WHAT YOU SHOULD DO ▸ Check every line of the data below for the string "matplotlib", and copy the ones that hold it.

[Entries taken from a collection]
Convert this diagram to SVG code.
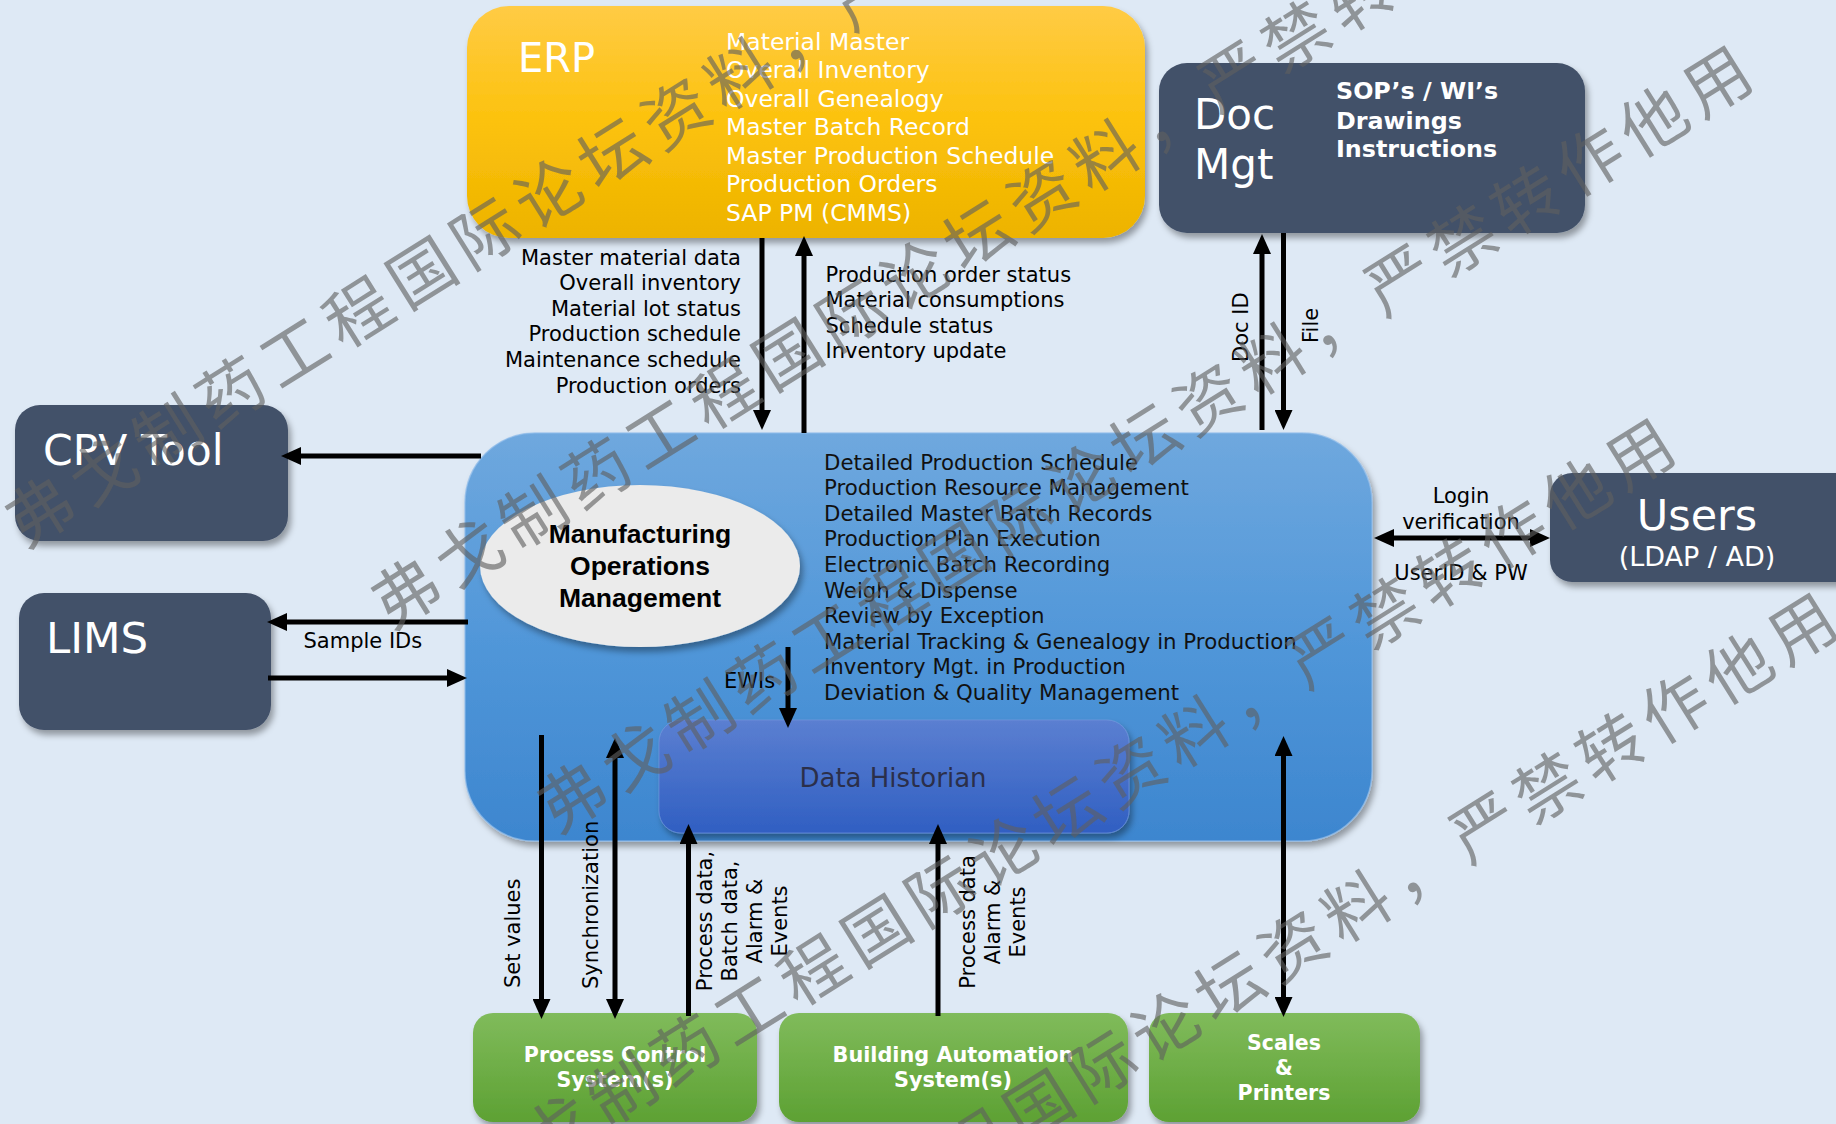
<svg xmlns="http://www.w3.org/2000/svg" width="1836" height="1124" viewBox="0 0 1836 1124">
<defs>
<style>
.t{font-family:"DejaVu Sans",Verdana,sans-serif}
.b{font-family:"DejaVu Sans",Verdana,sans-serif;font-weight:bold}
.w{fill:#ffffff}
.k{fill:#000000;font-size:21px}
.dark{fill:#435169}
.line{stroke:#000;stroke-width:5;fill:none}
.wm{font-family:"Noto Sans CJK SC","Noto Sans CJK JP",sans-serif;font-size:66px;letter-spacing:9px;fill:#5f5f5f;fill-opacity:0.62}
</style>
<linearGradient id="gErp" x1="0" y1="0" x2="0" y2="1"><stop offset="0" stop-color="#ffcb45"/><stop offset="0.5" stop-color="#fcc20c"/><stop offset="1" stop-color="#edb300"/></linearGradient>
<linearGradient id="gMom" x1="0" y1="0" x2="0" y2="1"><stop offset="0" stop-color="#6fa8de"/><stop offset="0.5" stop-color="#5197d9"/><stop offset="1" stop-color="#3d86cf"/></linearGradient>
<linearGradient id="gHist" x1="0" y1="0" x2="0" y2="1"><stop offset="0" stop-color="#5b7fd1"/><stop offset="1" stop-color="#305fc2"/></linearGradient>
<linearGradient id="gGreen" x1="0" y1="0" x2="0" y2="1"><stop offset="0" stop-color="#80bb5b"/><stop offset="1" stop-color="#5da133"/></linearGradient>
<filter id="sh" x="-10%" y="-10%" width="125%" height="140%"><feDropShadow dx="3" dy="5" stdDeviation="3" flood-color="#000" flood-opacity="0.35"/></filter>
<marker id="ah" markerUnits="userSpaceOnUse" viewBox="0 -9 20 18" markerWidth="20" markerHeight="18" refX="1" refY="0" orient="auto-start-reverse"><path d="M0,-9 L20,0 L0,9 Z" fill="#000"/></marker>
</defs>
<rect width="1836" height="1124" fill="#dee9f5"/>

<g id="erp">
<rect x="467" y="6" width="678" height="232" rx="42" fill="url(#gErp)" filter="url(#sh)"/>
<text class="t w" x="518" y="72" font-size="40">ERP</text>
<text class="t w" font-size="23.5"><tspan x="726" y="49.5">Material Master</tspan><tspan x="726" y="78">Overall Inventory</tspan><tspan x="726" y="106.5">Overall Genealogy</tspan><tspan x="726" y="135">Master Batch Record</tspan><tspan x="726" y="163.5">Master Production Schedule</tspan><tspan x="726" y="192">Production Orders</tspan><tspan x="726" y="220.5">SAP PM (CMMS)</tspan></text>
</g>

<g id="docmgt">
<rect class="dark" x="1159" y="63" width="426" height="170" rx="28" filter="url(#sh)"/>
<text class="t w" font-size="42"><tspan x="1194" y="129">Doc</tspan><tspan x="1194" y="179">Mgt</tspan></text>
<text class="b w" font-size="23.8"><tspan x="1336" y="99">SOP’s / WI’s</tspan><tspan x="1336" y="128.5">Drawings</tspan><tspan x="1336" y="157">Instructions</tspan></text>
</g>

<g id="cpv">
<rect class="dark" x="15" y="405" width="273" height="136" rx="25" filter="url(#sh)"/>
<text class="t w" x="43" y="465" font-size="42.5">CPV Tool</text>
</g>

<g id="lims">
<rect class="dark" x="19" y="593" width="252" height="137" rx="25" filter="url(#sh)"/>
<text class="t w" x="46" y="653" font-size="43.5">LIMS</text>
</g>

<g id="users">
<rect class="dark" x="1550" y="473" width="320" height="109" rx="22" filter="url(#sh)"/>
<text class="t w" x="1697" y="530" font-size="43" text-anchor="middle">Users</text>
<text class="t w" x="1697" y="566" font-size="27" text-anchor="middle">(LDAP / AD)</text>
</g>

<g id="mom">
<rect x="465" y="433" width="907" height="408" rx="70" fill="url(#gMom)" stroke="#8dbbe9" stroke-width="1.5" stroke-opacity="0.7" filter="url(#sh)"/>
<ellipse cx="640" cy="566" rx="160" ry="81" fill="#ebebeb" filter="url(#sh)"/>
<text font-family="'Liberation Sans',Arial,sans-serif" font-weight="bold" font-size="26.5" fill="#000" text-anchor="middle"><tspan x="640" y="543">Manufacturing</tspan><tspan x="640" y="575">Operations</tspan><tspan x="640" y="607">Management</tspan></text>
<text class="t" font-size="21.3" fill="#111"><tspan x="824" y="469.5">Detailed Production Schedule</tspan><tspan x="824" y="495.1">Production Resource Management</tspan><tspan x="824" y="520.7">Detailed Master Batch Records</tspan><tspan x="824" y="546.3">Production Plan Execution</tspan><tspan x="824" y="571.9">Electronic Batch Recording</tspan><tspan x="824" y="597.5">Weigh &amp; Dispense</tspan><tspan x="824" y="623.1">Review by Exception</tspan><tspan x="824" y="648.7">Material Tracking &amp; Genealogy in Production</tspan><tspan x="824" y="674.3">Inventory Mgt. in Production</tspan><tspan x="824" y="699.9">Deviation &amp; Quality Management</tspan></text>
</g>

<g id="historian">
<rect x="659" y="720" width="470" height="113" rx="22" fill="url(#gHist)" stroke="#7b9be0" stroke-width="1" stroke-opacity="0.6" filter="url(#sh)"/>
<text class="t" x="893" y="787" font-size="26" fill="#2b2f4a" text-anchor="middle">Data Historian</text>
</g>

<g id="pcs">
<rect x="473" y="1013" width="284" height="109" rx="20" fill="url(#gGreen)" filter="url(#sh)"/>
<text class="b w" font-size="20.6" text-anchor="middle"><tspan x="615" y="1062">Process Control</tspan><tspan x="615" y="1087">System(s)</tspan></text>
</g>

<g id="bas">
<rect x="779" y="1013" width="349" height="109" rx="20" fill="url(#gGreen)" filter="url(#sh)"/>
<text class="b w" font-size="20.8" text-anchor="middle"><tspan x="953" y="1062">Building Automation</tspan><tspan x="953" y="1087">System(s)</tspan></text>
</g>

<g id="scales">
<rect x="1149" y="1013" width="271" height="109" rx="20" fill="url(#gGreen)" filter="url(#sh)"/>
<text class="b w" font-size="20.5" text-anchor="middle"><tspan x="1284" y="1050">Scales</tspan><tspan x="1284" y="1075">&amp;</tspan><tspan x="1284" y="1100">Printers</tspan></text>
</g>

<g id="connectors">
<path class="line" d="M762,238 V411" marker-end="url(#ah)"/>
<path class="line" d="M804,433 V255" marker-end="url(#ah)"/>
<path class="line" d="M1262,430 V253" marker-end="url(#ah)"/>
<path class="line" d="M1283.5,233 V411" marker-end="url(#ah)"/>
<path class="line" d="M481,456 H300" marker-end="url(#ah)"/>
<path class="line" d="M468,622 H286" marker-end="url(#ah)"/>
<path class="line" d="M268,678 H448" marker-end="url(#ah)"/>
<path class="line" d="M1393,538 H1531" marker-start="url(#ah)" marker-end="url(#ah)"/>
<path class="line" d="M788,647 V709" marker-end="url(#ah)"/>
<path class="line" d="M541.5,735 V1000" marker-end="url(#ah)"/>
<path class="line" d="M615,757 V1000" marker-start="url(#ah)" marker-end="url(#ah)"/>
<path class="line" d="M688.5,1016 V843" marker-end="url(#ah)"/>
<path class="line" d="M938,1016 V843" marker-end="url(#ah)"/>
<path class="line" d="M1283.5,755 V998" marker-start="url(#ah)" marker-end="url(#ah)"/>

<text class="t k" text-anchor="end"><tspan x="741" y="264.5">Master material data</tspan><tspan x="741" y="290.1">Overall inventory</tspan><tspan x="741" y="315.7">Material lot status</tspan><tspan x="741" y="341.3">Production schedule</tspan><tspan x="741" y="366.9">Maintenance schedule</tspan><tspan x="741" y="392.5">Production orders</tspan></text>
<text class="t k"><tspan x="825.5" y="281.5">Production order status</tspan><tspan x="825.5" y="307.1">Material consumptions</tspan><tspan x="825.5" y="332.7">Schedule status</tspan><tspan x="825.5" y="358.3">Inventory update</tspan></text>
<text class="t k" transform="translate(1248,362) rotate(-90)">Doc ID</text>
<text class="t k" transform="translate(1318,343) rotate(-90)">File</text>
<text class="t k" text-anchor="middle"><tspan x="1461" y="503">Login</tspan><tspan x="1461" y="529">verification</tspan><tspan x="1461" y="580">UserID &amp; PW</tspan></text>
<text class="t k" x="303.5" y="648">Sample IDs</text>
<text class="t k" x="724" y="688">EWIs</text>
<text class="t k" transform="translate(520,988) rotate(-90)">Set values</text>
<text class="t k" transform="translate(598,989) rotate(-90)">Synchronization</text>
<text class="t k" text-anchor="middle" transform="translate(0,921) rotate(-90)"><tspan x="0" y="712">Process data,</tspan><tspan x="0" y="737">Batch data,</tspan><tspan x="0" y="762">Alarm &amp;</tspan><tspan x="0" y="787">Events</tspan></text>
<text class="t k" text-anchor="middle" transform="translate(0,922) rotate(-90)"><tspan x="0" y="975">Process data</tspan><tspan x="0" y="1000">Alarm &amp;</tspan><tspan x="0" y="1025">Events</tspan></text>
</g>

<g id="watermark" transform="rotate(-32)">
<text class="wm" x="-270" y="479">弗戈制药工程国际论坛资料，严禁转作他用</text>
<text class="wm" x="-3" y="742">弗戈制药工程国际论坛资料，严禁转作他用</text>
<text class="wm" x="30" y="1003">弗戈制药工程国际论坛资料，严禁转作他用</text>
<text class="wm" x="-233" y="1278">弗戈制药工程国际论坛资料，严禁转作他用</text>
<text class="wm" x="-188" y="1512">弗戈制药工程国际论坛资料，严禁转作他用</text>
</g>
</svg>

==

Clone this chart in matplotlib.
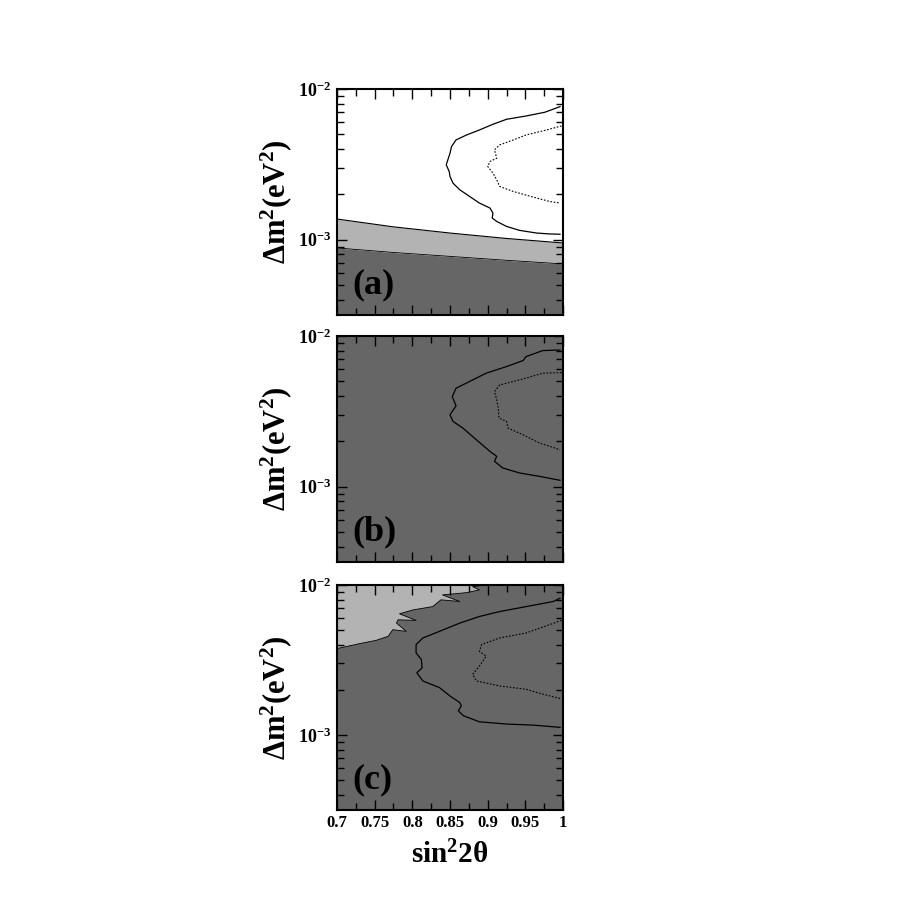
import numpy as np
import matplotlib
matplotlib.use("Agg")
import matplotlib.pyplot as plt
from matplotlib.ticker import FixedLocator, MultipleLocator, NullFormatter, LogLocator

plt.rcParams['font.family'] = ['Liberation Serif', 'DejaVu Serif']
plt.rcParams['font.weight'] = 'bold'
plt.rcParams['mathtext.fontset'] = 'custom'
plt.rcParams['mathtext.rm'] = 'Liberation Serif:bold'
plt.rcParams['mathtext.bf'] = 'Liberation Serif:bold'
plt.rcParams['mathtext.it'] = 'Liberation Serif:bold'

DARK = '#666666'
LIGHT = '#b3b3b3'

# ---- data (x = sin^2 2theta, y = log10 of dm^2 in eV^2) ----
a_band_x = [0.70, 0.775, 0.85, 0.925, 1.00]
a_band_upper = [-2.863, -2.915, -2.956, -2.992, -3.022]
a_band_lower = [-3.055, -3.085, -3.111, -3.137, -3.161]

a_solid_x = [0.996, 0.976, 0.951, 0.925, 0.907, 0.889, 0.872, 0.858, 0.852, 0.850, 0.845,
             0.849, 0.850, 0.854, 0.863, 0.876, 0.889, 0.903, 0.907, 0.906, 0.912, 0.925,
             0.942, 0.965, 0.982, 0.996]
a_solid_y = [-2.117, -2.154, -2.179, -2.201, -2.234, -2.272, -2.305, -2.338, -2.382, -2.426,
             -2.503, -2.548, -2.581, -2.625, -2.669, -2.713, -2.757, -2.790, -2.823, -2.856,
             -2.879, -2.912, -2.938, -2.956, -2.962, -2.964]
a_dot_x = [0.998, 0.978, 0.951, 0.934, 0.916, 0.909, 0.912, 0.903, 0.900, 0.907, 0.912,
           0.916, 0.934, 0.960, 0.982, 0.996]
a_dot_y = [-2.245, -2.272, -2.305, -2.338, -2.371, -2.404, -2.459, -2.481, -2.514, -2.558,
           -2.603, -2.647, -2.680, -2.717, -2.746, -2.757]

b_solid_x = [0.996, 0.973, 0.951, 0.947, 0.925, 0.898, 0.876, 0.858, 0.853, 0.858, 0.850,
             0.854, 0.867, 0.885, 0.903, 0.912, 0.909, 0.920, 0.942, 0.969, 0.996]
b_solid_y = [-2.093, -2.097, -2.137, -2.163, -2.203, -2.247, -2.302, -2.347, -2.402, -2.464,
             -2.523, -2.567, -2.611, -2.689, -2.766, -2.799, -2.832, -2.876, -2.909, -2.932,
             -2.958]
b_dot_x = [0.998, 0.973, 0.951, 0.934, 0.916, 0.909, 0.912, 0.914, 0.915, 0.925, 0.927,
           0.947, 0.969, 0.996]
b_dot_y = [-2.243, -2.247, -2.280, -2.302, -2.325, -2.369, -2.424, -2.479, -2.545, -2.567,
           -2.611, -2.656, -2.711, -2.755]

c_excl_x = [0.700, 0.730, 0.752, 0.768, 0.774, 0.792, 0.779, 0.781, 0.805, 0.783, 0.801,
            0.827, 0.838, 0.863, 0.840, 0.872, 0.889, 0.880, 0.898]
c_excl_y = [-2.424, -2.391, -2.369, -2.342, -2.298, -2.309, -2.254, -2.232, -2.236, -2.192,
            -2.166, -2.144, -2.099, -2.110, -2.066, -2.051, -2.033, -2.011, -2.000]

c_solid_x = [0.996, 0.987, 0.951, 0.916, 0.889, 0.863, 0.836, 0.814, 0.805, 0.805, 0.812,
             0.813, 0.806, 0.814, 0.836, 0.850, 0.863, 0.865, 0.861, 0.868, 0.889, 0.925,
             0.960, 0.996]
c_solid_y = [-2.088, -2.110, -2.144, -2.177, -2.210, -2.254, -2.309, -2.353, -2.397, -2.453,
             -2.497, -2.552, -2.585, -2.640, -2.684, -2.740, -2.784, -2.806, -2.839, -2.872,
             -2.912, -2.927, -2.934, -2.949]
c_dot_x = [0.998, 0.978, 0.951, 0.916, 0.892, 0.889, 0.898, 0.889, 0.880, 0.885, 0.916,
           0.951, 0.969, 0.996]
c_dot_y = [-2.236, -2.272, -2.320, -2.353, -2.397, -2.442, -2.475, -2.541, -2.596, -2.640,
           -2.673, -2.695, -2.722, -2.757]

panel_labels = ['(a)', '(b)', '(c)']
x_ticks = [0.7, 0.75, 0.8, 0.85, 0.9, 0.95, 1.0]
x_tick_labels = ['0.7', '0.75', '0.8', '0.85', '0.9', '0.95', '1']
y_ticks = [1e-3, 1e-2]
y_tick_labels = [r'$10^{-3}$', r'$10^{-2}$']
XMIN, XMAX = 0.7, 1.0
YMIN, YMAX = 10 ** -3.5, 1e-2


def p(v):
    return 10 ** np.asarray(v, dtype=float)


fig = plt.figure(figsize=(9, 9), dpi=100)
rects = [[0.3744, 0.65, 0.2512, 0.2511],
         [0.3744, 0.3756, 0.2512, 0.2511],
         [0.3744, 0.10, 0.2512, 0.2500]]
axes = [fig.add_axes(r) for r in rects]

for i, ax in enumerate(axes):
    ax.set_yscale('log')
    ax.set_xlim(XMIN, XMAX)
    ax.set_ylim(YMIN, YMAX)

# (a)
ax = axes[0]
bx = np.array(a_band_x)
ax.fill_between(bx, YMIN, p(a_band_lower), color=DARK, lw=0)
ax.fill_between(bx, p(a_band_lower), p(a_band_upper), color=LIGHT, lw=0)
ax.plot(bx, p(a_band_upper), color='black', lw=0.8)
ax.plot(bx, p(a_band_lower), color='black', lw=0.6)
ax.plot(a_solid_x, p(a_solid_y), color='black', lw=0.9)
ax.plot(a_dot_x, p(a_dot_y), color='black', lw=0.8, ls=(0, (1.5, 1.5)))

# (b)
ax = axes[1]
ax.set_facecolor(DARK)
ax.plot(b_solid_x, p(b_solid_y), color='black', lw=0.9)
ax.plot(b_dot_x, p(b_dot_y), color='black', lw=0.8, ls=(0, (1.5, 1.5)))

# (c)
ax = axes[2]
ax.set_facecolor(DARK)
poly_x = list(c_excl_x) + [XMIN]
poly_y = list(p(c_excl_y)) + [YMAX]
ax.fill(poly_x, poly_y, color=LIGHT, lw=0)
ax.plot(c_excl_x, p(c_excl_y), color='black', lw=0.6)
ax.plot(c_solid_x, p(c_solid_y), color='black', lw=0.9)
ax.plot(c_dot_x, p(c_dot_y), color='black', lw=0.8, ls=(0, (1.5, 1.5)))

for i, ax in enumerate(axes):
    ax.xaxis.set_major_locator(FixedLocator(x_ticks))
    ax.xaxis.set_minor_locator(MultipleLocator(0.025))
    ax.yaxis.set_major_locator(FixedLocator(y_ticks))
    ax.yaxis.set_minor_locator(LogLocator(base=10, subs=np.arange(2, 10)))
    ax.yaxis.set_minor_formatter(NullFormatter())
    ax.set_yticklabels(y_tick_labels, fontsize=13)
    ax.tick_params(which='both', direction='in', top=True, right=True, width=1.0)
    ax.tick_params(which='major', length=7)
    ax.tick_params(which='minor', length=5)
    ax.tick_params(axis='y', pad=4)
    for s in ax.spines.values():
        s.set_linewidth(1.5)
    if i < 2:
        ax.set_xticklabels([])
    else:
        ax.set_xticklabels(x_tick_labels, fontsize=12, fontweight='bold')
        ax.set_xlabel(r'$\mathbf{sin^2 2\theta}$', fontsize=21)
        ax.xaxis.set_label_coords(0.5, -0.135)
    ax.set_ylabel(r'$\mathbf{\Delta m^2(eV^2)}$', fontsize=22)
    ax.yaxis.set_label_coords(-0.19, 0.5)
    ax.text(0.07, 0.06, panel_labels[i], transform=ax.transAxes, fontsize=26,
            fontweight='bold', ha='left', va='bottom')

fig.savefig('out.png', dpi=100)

THE COMPLETED TASK ▸
Clone this chart in matplotlib.
import matplotlib
matplotlib.use("Agg")
import matplotlib.pyplot as plt
from matplotlib.ticker import FixedLocator, MultipleLocator, NullFormatter, LogLocator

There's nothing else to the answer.